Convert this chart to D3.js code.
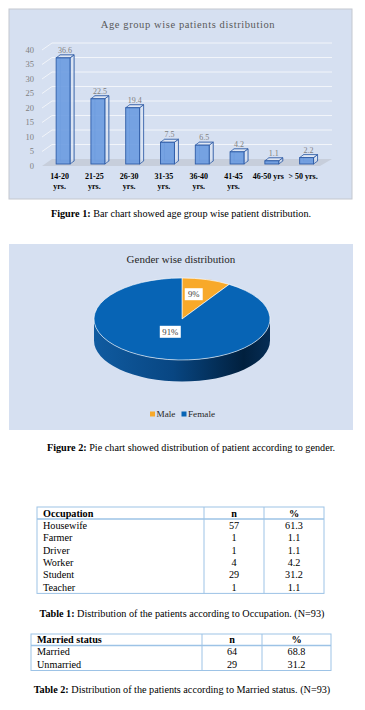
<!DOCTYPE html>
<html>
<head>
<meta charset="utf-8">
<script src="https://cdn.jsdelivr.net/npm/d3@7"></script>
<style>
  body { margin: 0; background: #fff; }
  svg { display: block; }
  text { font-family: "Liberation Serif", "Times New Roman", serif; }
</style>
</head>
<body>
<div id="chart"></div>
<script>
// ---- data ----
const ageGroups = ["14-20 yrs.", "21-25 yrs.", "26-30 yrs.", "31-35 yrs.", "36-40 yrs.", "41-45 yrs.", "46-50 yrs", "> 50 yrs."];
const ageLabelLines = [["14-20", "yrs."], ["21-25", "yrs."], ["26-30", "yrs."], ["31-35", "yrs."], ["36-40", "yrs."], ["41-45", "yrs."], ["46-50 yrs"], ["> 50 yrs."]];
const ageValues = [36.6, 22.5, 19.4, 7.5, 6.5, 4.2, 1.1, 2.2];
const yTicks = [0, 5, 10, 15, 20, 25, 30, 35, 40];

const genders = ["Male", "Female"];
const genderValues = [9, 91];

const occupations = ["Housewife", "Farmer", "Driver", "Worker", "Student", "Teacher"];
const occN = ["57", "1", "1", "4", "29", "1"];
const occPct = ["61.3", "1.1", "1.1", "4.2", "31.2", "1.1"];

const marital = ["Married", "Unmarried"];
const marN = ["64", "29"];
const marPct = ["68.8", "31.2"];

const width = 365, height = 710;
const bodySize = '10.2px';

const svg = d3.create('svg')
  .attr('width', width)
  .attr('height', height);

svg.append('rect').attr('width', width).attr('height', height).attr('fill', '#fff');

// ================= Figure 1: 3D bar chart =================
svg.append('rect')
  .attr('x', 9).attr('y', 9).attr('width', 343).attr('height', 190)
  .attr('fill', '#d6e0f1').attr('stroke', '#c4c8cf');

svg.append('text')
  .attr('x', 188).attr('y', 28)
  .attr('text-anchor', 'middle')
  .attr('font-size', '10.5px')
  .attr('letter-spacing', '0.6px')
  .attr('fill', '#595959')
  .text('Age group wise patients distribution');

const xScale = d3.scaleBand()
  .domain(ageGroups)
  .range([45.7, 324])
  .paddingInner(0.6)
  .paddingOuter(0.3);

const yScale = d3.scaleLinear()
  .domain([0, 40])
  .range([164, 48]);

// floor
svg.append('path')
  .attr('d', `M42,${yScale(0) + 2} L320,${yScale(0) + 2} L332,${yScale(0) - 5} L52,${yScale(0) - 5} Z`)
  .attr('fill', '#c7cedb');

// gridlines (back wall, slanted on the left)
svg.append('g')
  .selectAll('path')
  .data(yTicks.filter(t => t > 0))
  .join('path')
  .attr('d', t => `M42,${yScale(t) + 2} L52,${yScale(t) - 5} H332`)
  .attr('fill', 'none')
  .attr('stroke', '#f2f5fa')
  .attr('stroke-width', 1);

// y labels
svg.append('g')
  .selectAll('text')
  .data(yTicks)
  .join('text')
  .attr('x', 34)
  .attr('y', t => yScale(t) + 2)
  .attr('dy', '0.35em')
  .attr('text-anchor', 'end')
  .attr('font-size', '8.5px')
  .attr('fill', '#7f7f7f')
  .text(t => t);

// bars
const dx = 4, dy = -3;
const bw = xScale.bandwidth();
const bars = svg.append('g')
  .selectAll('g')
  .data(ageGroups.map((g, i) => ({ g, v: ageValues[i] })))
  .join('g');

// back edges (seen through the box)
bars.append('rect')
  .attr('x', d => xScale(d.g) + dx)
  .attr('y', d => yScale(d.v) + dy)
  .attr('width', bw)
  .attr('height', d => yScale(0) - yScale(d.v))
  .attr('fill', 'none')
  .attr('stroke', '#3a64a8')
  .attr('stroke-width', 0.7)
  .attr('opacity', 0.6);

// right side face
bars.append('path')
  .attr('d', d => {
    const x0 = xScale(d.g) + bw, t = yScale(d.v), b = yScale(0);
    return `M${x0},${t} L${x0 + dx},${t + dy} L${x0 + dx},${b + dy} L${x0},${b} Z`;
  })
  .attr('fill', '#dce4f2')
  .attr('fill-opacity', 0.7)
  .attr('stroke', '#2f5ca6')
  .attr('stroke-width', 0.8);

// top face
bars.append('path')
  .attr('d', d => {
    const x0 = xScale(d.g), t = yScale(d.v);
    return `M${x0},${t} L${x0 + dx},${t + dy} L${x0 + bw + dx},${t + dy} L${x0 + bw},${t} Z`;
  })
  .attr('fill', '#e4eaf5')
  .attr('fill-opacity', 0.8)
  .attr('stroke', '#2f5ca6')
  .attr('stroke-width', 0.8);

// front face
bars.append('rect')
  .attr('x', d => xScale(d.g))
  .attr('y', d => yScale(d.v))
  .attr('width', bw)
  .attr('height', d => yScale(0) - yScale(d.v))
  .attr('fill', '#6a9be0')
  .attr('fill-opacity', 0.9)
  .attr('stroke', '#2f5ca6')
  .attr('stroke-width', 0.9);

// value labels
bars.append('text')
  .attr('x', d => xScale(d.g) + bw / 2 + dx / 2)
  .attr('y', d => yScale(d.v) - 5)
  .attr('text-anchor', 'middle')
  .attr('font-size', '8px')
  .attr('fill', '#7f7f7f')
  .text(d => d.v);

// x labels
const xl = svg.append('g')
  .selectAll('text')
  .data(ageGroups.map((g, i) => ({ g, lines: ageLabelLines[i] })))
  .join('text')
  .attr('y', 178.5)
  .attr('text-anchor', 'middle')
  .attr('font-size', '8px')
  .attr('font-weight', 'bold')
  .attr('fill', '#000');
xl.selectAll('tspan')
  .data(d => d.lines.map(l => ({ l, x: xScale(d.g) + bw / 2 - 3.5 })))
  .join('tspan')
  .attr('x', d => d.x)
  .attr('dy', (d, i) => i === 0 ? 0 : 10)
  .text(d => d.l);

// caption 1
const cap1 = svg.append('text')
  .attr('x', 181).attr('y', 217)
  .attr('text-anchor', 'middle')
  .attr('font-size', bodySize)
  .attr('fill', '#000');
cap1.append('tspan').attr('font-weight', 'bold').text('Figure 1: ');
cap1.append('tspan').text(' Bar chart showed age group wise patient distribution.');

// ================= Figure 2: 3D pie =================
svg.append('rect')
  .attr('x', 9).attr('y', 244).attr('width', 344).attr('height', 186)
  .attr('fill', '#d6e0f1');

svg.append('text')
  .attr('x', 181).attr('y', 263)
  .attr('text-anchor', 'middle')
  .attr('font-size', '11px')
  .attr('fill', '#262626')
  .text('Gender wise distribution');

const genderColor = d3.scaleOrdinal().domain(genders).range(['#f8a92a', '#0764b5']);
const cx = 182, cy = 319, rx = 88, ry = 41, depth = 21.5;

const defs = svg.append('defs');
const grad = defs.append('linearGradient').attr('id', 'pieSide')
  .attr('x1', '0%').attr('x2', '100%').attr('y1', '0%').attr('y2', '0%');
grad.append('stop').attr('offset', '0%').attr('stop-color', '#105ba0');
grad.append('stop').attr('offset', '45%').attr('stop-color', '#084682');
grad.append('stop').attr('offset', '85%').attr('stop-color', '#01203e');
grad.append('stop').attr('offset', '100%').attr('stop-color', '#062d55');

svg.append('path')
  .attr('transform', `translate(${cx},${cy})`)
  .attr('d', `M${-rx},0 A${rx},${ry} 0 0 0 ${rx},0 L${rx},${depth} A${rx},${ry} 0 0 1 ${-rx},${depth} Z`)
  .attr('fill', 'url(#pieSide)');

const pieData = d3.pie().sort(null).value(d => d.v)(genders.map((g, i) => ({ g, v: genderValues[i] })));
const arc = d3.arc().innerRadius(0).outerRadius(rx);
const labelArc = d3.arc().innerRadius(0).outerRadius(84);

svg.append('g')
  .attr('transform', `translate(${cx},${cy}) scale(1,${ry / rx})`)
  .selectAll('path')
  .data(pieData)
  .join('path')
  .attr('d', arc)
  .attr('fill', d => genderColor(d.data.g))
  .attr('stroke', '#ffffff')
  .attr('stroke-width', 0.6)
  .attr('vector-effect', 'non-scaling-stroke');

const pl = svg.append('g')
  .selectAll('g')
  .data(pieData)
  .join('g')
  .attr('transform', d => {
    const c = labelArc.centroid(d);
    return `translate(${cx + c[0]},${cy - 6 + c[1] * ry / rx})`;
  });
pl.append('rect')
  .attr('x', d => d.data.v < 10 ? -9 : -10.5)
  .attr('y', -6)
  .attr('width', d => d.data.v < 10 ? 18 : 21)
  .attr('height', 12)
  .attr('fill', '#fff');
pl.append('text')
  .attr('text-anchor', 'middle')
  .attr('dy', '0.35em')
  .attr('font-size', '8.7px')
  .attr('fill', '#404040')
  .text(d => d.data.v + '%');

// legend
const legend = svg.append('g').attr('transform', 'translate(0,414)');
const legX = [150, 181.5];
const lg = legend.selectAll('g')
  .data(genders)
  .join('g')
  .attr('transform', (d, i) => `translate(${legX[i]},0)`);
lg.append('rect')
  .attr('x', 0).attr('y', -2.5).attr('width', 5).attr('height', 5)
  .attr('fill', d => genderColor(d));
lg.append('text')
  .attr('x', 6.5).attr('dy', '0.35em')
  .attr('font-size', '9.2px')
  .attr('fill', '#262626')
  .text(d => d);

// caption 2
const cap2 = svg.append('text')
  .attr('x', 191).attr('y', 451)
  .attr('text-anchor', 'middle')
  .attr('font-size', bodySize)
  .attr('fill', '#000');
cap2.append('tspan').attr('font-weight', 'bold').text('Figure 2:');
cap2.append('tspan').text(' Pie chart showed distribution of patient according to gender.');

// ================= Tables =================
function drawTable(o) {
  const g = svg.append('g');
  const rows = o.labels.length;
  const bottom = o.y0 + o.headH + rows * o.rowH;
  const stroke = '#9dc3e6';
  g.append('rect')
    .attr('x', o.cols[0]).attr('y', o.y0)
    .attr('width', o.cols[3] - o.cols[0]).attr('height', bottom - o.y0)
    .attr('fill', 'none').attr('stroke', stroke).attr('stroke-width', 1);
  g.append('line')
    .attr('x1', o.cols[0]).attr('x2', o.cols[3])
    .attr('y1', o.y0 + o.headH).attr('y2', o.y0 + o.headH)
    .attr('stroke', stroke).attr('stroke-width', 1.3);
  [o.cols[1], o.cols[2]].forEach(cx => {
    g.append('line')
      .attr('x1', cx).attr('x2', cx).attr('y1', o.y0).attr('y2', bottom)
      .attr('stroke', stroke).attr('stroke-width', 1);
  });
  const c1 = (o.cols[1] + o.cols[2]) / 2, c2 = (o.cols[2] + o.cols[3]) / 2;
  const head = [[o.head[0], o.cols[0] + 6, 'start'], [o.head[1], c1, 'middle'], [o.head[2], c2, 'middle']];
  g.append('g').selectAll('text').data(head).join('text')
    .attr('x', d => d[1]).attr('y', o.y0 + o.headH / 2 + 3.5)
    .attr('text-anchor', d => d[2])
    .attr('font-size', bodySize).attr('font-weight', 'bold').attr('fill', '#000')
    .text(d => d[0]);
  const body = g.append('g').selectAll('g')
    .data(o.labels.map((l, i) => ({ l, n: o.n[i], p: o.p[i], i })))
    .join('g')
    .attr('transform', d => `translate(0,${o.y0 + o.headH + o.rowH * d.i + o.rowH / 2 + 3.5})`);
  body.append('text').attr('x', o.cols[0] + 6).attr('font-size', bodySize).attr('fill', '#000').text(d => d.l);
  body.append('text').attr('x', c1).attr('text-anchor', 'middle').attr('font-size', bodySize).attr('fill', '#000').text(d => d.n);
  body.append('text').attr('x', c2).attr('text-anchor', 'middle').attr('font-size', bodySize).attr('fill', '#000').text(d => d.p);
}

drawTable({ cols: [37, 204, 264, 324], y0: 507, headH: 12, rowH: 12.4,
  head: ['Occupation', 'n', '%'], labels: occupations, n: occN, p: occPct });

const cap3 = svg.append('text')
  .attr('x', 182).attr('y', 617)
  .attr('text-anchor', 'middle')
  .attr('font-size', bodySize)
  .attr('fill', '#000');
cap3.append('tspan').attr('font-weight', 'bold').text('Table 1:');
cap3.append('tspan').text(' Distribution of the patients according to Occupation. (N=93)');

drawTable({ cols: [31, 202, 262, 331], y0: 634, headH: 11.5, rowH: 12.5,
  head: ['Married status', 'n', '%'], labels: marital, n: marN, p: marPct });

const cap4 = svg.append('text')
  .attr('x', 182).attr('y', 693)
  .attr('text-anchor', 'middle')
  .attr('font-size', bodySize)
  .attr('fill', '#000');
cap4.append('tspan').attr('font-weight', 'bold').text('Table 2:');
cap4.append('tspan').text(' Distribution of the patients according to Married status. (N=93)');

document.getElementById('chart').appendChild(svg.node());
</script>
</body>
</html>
════
» Exercise task
Pull out all lines of the data with the string "chart".

» Answer to this problem
Convert this chart to D3.js code.
<div id="chart"></div>
// ================= Figure 1: 3D bar chart =================
cap1.append('tspan').text(' Bar chart showed age group wise patient distribution.');
cap2.append('tspan').text(' Pie chart showed distribution of patient according to gender.');
document.getElementById('chart').appendChild(svg.node());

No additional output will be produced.